Associated findings include insulin resistance, increased insulin secretion and obesity. On ultrasound, the ovaries may be enlarged and contain numerous small follicles arranged either in a chain bead pattern just beneath the surface or distributed throughout the substance of the ovary. Some investigators have also described abnormal blood flow to the ovaries in women with polycystic ovarian syndrome. Hormone tests will assist the physician in making the diagnosis. Over secretion of the pituitary hormones LH and FSH, which tell the ovary how to work, is a key finding in some, but not all, patients with polycystic ovary syndrome. Increased production of male hormones produced by the ovary is another cardinal finding in patients with polycystic ovarian syndrome. Measurements of glucose and insulin levels, as well as a lipid profile, are highly recommended in obese individuals.
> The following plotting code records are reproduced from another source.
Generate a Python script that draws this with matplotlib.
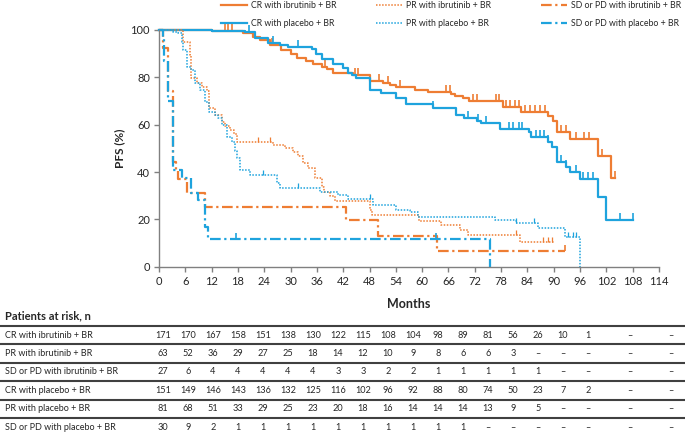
import numpy as np
import matplotlib
matplotlib.use('Agg')
import matplotlib.pyplot as plt
from matplotlib.path import Path
from matplotlib.lines import Line2D

plt.rcParams['font.family'] = ['Lato', 'DejaVu Sans']

ORANGE = '#EE7D33'
BLUE = '#1EA3DD'
TXT = '#262626'

# ---------------- data ----------------
months_ticks = list(range(0, 115, 6))
pfs_ticks = [0, 20, 40, 60, 80, 100]

# CR with ibrutinib + BR
cr_ibr_t = [0, 12, 19.2, 21.5, 23.0, 25.3, 27.9, 30.2, 31.4, 33.6, 35.2, 37.1, 38.2, 39.7, 44.3,
            48.1, 51.1, 52.6, 54.1, 58.3, 61.3, 66.6, 67.5, 69.3, 70.6, 78.4, 82.6, 88.7, 89.8,
            90.7, 93.8, 100.1, 103.1]
cr_ibr_s = [100, 99.5, 98.6, 97.2, 95.8, 93.7, 91.5, 89.7, 88.0, 86.9, 85.8, 84.5, 83.4, 82.0, 81.0,
            78.5, 77.5, 76.8, 75.8, 74.8, 74.0, 73.0, 72.2, 71.1, 69.8, 67.4, 65.5, 63.6, 61.5,
            57.0, 53.8, 46.9, 37.6]
cr_ibr_end = 104.0
cr_ibr_cens = [15, 15.8, 16.6, 25.7, 37.8, 44.6, 45.4, 50.2, 52.2, 54.9, 65.4, 66.3, 71.6, 72.4,
               76.8, 77.5, 79.2, 80.1, 81.1, 82.1, 83.4, 84.5, 85.7, 86.8, 88.0, 91.7, 92.9,
               95.0, 97.0, 98.0, 101.0, 104.0]

# PR with ibrutinib + BR
pr_ibr_t = [0, 5.5, 7.1, 7.3, 8.6, 9.7, 10.9, 11.5, 12.8, 14.3, 15.0, 16.2, 17.0, 17.7, 26.0,
            28.7, 30.6, 31.7, 32.9, 34.0, 35.5, 37.1, 37.6, 39.0, 40.1, 48.1, 48.5, 59.3, 64.4,
            68.6, 70.5, 82.2]
pr_ibr_s = [100, 95.0, 89.4, 79.6, 77.5, 76.0, 74.4, 66.9, 64.1, 61.0, 59.5, 57.8, 56.0, 52.8, 51.5,
            50.0, 48.6, 46.6, 43.7, 41.6, 37.3, 33.8, 31.7, 29.9, 27.8, 24.0, 21.8, 19.5, 17.6,
            15.5, 13.4, 10.6]
pr_ibr_end = 90.0
pr_ibr_cens = [22.6, 25.3, 81.5, 87.5, 88.7, 89.7]

# SD or PD with ibrutinib + BR
sd_ibr_t = [0, 1.0, 2.1, 3.3, 3.8, 4.4, 6.3, 10.5, 42.7, 50.0, 63.3]
sd_ibr_s = [100, 92.6, 74.1, 44.4, 40.7, 37.0, 31.3, 25.4, 19.7, 12.9, 6.6]
sd_ibr_end = 92.5
sd_ibr_cens = [92.5]

# CR with placebo + BR
cr_pla_t = [0, 12, 19.6, 21.9, 24.9, 27.6, 29.5, 34.8, 35.8, 37.1, 39.7, 42.0, 43.1, 43.9, 45.0,
            48.1, 50.7, 54.1, 56.4, 62.5, 67.8, 69.5, 72.5, 73.5, 77.7, 84.4, 84.9, 88.7, 89.6,
            90.7, 92.9, 93.8, 95.9, 100.1, 102.0]
cr_pla_s = [100, 99.6, 99.0, 96.5, 94.4, 93.5, 93.0, 92.0, 89.7, 87.6, 85.5, 83.8, 82.0, 81.0, 79.9,
            74.7, 73.2, 71.4, 68.7, 66.9, 64.1, 62.7, 61.7, 60.6, 58.2, 57.0, 54.7, 52.8, 50.4,
            44.4, 42.2, 39.9, 37.1, 29.6, 19.7]
cr_pla_end = 108.0
cr_pla_cens = [20.5, 26.0, 31.7, 62.5, 70.5, 72.7, 74.5, 79.8, 80.6, 82.1, 82.8, 85.9, 86.8,
               87.7, 88.8, 91.7, 92.9, 95.0, 96.7, 97.8, 98.9, 105.2, 108.0]

# PR with placebo + BR
pr_pla_t = [0, 3.3, 4.4, 5.2, 5.4, 6.3, 7.4, 8.2, 9.3, 10.5, 11.5, 12.8, 13.5, 14.3, 15.4, 16.6,
            17.3, 17.8, 18.5, 20.7, 26.8, 27.5, 36.7, 40.8, 43.1, 48.8, 54.1, 57.2, 59.1, 76.5,
            81.5, 86.4, 92.5, 95.9]
pr_pla_s = [100, 99.3, 98.6, 95.0, 91.5, 84.5, 83.0, 77.5, 74.6, 69.7, 65.5, 64.0, 62.7, 59.9, 54.9,
            52.8, 48.9, 45.8, 40.9, 38.7, 35.2, 33.1, 31.7, 30.3, 28.6, 26.1, 24.0, 22.9, 21.1,
            19.7, 18.3, 16.2, 12.7, 0]
pr_pla_end = 95.9
pr_pla_cens = [23.8, 31.7, 48.1, 81.5, 85.6, 93.2, 94.4, 95.1]

# SD or PD with placebo + BR
sd_pla_t = [0, 1.0, 1.1, 2.1, 3.1, 5.2, 7.4, 9.0, 10.5, 11.2, 75.4]
sd_pla_s = [100, 96.7, 86.7, 70.0, 40.9, 37.3, 31.0, 28.0, 16.9, 11.6, 0]
sd_pla_end = 75.4
sd_pla_cens = [17.5, 63.2]

row_labels = ['CR with ibrutinib + BR', 'PR with ibrutinib + BR', 'SD or PD with ibrutinib + BR',
              'CR with placebo + BR', 'PR with placebo + BR', 'SD or PD with placebo + BR']
D = None
risk_cr_ibr = [171, 170, 167, 158, 151, 138, 130, 122, 115, 108, 104, 98, 89, 81, 56, 26, 10, 1, D, D]
risk_pr_ibr = [63, 52, 36, 29, 27, 25, 18, 14, 12, 10, 9, 8, 6, 6, 3, D, D, D, D, D]
risk_sd_ibr = [27, 6, 4, 4, 4, 4, 4, 3, 3, 2, 2, 1, 1, 1, 1, 1, D, D, D, D]
risk_cr_pla = [151, 149, 146, 143, 136, 132, 125, 116, 102, 96, 92, 88, 80, 74, 50, 23, 7, 2, D, D]
risk_pr_pla = [81, 68, 51, 33, 29, 25, 23, 20, 18, 16, 14, 14, 14, 13, 9, 5, D, D, D, D]
risk_sd_pla = [30, 9, 2, 1, 1, 1, 1, 1, 1, 1, 1, 1, 1, D, D, D, D, D, D, D]

# ---------------- figure ----------------
W, H = 685, 438
fig = plt.figure(figsize=(W / 100, H / 100), dpi=100)
ax = fig.add_axes([159 / W, 1 - 266.7 / H, (659 - 159) / W, (266.7 - 30) / H])

tick_path = Path([(0, 0), (0, 1)], [Path.MOVETO, Path.LINETO])

solid = dict(linestyle='-', linewidth=1.6)
dotted = dict(linestyle=(0, (1, 1)), linewidth=1.1)
dashdot = dict(dashes=(4.8, 1.6, 1.0, 1.6), linewidth=1.6)

curves = [
    (cr_ibr_t, cr_ibr_s, cr_ibr_end, cr_ibr_cens, ORANGE, solid, 10, 'CR with ibrutinib + BR'),
    (cr_pla_t, cr_pla_s, cr_pla_end, cr_pla_cens, BLUE, solid, 10, 'CR with placebo + BR'),
    (pr_ibr_t, pr_ibr_s, pr_ibr_end, pr_ibr_cens, ORANGE, dotted, 7, 'PR with ibrutinib + BR'),
    (pr_pla_t, pr_pla_s, pr_pla_end, pr_pla_cens, BLUE, dotted, 7, 'PR with placebo + BR'),
    (sd_ibr_t, sd_ibr_s, sd_ibr_end, sd_ibr_cens, ORANGE, dashdot, 9, 'SD or PD with ibrutinib + BR'),
    (sd_pla_t, sd_pla_s, sd_pla_end, sd_pla_cens, BLUE, dashdot, 9, 'SD or PD with placebo + BR'),
]

handles = []
for t, s, end, cens, col, sty, ms, lab in curves:
    tt = list(t) + [end]
    ss = list(s) + [s[-1]]
    ln, = ax.step(tt, ss, where='post', color=col, label=lab, clip_on=False, **sty)
    handles.append(ln)
    ta = np.array(t)
    sa = np.array(s)
    idx = np.searchsorted(ta, np.array(cens), side='right') - 1
    cy = sa[idx]
    ax.plot(cens, cy, linestyle='none', marker=tick_path, markersize=ms,
            markeredgecolor=col, markeredgewidth=1.2 if sty is not dotted else 0.9, clip_on=False)

ax.set_xlim(0, 114)
ax.set_ylim(0, 100)
ax.set_xticks(months_ticks)
ax.set_yticks(pfs_ticks)
for sp in ['top', 'right']:
    ax.spines[sp].set_visible(False)
for sp in ['left', 'bottom']:
    ax.spines[sp].set_color('#808080')
    ax.spines[sp].set_linewidth(1.0)
ax.tick_params(axis='both', direction='out', length=3.5, width=1.0, color='#808080',
               labelsize=8, labelcolor=TXT, pad=3)
ax.set_xlabel('Months', fontsize=9, fontweight='bold', color=TXT, labelpad=8)
ax.set_ylabel('PFS (%)', fontsize=8.5, fontweight='bold', color=TXT, labelpad=4)

# legend: three columns placed separately
leg_x = [221, 376, 541]
for k in range(3):
    lg = fig.legend(handles[2 * k:2 * k + 2], [h.get_label() for h in handles[2 * k:2 * k + 2]],
                    loc='upper left', bbox_to_anchor=(leg_x[k] / W, 1.0 - 1.0 / H), frameon=False,
                    fontsize=6.3, handlelength=3.0, handletextpad=0.4, borderpad=0,
                    borderaxespad=0, labelspacing=1.0)
    for tx in lg.get_texts():
        tx.set_color(TXT)

# ---------------- risk table ----------------
col_x = [163 + 25 * i for i in range(18)] + [630, 671]
line_y = [326, 344.4, 362.8, 381.2, 399.6, 418]
row_y = [y + 9.2 for y in line_y]
rows = [risk_cr_ibr, risk_pr_ibr, risk_sd_ibr, risk_cr_pla, risk_pr_pla, risk_sd_pla]

fig.text(5 / W, 1 - 316 / H, 'Patients at risk, n', fontsize=8, fontweight='bold',
         color=TXT, ha='left', va='center')
for ly in line_y:
    fig.add_artist(Line2D([0, 1], [1 - ly / H, 1 - ly / H], color='#404040', linewidth=1.5))
for r, (lab, vals) in enumerate(zip(row_labels, rows)):
    fig.text(5 / W, 1 - row_y[r] / H, lab, fontsize=6.5, color=TXT, ha='left', va='center')
    for c, v in enumerate(vals):
        txt = '\u2013' if v is None else str(v)
        fig.text(col_x[c] / W, 1 - row_y[r] / H, txt, fontsize=6.6, color=TXT,
                 ha='center', va='center')

fig.savefig('out.png', dpi=100)
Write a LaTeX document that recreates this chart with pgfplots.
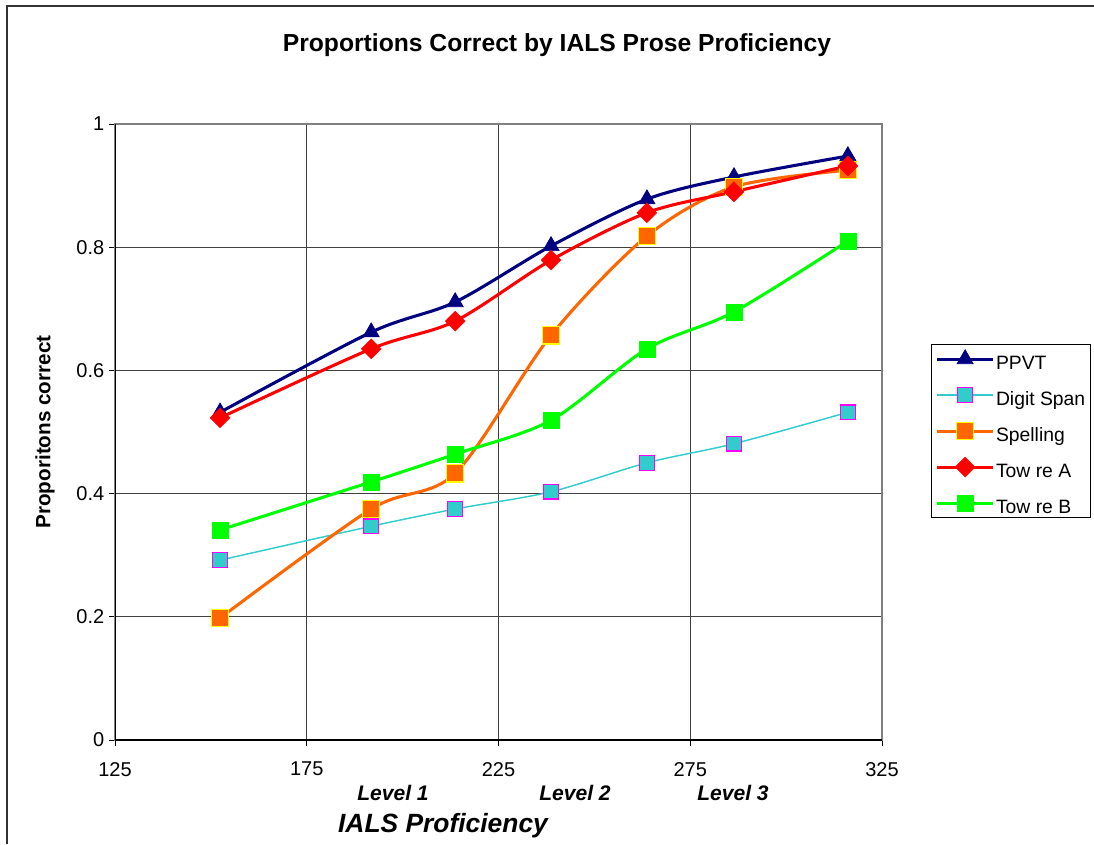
\documentclass[border=0pt]{standalone}
\usepackage{pgfplots}
\pgfplotsset{compat=1.18}
\usepackage{fontspec}
\setmainfont{Liberation Sans}
\definecolor{ppvt}{RGB}{0,0,128}
\definecolor{dsline}{RGB}{51,204,204}
\definecolor{dsedge}{RGB}{255,0,255}
\definecolor{spell}{RGB}{255,102,0}
\definecolor{spedge}{RGB}{255,255,0}
\definecolor{towa}{RGB}{255,0,0}
\definecolor{towb}{RGB}{0,255,0}
\begin{document}
\begin{tikzpicture}
\path[use as bounding box] (0,0) rectangle (820.5pt,633pt);
\draw[line width=1.3pt, black!80] (5.25pt,0) -- (5.25pt,628.5pt) -- (820.5pt,628.5pt);
\node[font=\bfseries\fontsize{18.5}{22}\selectfont] at (417.75pt,599.25pt) {Proportions Correct by IALS Prose Proficiency};
\begin{axis}[
  at={(86.25pt,78pt)}, anchor=south west,
  scale only axis, width=575.25pt, height=462pt,
  xmin=125, xmax=325, ymin=0, ymax=1,
  xtick={125,175,225,275,325}, ytick={0,0.2,0.4,0.6,0.8,1},
  yticklabels={0,0.2,0.4,0.6,0.8,1},
  /pgf/number format/assume math mode=true,
  ticklabel style={font=\fontsize{15}{18}\selectfont},
  xtick pos=bottom, ytick pos=left,
  tick align=outside, major tick length=4.5pt,
  tick style={black, line width=0.7pt},
  xticklabel style={yshift=-8.5pt},
  grid=major, major grid style={black!75, line width=0.6pt},
  axis line style={draw=black!50, line width=1.1pt},
  legend style={at={(1.0639,0.6429)}, anchor=north west, draw=black, line width=0.9pt,
    cells={anchor=west},
    nodes={inner sep=1pt, text height=17.75pt, text depth=2pt, font=\fontsize{14.5}{17}\selectfont},
    row sep=5.25pt, inner xsep=3pt, inner ysep=0pt},
  legend image code/.code={\draw[mark repeat=2, mark phase=2] plot coordinates {(0pt,0pt) (21pt,0pt) (42pt,0pt)};},
  every axis plot/.append style={smooth, tension=0.5},
]
\addplot[ppvt, line width=2.3pt, mark=triangle*, mark size=7pt, mark options={solid, fill=ppvt, draw=ppvt, line width=0.5pt}]
  coordinates {(152.4,0.532) (191.8,0.662) (213.7,0.711) (238.7,0.802) (263.7,0.878) (286.4,0.914) (316.1,0.948)};
\addlegendentry{PPVT}
\addplot[dsline, line width=1.1pt, mark=square*, mark size=5.6pt, mark options={solid, fill=dsline, draw=dsedge, line width=1.1pt}]
  coordinates {(152.4,0.292) (191.8,0.347) (213.7,0.375) (238.7,0.403) (263.7,0.450) (286.4,0.481) (316.1,0.532)};
\addlegendentry{Digit Span}
\addplot[spell, line width=2.3pt, mark=square*, mark size=6.4pt, mark options={solid, fill=spell, draw=spedge, line width=1.1pt}]
  coordinates {(152.4,0.198) (191.8,0.375) (213.7,0.433) (238.7,0.657) (263.7,0.818) (286.4,0.898) (316.1,0.925)};
\addlegendentry{Spelling}
\addplot[towa, line width=2.3pt, mark=square*, mark size=5.3pt, mark options={solid, fill=towa, draw=towa, line width=0.3pt, rotate=45}]
  coordinates {(152.4,0.523) (191.8,0.635) (213.7,0.680) (238.7,0.779) (263.7,0.856) (286.4,0.890) (316.1,0.932)};
\addlegendentry{Tow re A}
\addplot[towb, line width=2.3pt, mark=square*, mark size=6pt, mark options={solid, fill=towb, draw=towb, line width=0.3pt}]
  coordinates {(152.4,0.341) (191.8,0.419) (213.7,0.464) (238.7,0.519) (263.7,0.635) (286.4,0.695) (316.1,0.810)};
\addlegendentry{Tow re B}
\draw[black, line width=0.9pt] (rel axis cs:0,1) -- (rel axis cs:0,0) -- (rel axis cs:1,0);
\end{axis}
\node[rotate=90, font=\bfseries\fontsize{15.5}{18}\selectfont] at (33.75pt,309pt) {Proporitons correct};
\node[font=\bfseries\itshape\fontsize{15.8}{18}\selectfont] at (294.75pt,38.25pt) {Level 1};
\node[font=\bfseries\itshape\fontsize{15.8}{18}\selectfont] at (431.25pt,38.25pt) {Level 2};
\node[font=\bfseries\itshape\fontsize{15.8}{18}\selectfont] at (549.75pt,38.25pt) {Level 3};
\node[font=\bfseries\itshape\fontsize{19.8}{23}\selectfont] at (332.25pt,13.5pt) {IALS Proficiency};
\end{tikzpicture}
\end{document}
Treatment must, obviously, depend on the desires of the individual patient. Women with polycystic ovary syndrome exhibit exaggerated responses to ovarian stimulation, abnormal egg development, implantation failure, and pregnancy loss. If the patient is concerned about menstrual irregularity and wishes to become pregnant, controlled ovarian stimulation with ovulation inducing drugs including clomiphene citrate, gonadotrophin or a combination of these combined with intrauterine insemination should be first line options for treatment. Clinical strategies that improve pregnancy outcome and minimize pregnancy loss in women with polycystic ovary syndrome must be sought. Correction of follicle growth to improve fertility, optimization of follicular responsiveness to gonadotropin therapy, and enhancement of pregnancy outcome either by controlled ovarian stimulation or in vitro fertilization must be the clinician's first goal.
With proper diagnosis and treatment, women with polycystic ovary syndrome may enjoy more regular menstrual cycles, overcome the troubling symptoms of the condition and become pregnant if they wish to have a baby.